This post originally appeared at The Poetry Foundation.
I will forever remember how fate guided a burst of Patricia Goedicke’s last words into my body. I had just hitch-hiked to the Bay Area from Missoula (where, I found out later, Goedicke taught for over 20 years). The sweeping energy of the wide plains sky was fresh in my bones as I wearily scanned a library shelf. A spark: As Earth Begins To End (2000) sent out a sharp, dry call to me, electric blue, “rifles whistling / their black songs.” Here was a poet who had whittled away a linear aesthetic for tireless decades, a slow talent, tempered. Her gift for scansion and sequence was achingly present in every line, “for the world as we know it moves / Necessarily by steps.” She was lithe, self-reliant, and strongly influenced by the chauvinistic austerity of 1930s and 40s free verse, especially her teachers Frost and Auden.
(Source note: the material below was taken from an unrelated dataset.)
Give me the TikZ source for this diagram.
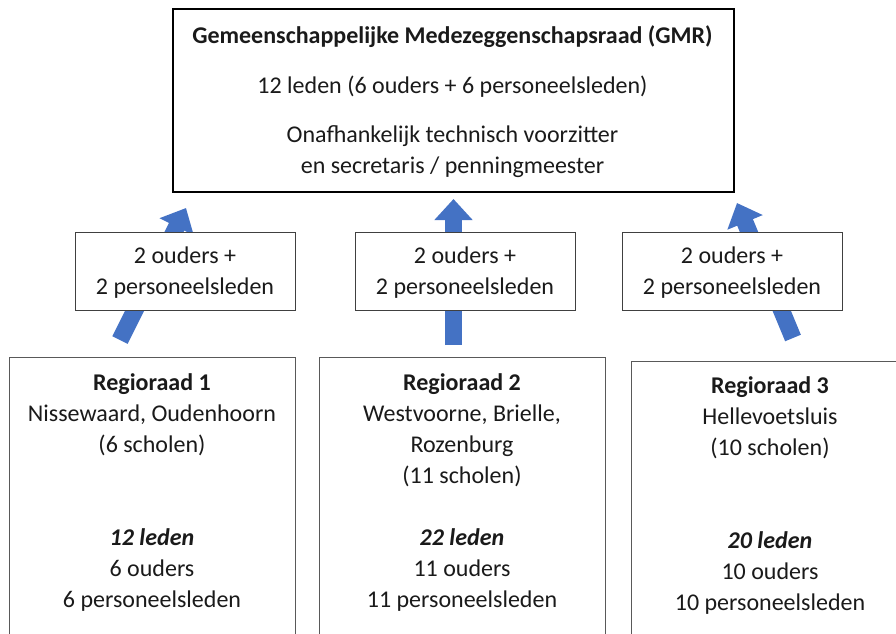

Yet she infused her lineage with parody (“I say to You we have raisins for souls / Even when I drop mine into water / It won’t swell.”), with ecological communion (“I have watched from a safe corner / The rape of mountains, the eagle’s reckless plunge.”), and with a subtle but staunch feminist stance (“no pre-ordained / hand-me-down hierarchies for her / or me either […]”). To this day she remains a keystone for me, having immeasurably enriched the more sober strands of American poetry with her graceful, conscientious passage.
All quotes are taken from the last four books published during her lifetime: As Earth Begins To End (2000), Invisible Horses (1996), Paul Bunyan’s Bearskin (1992), and The Tongues We Speak (1989).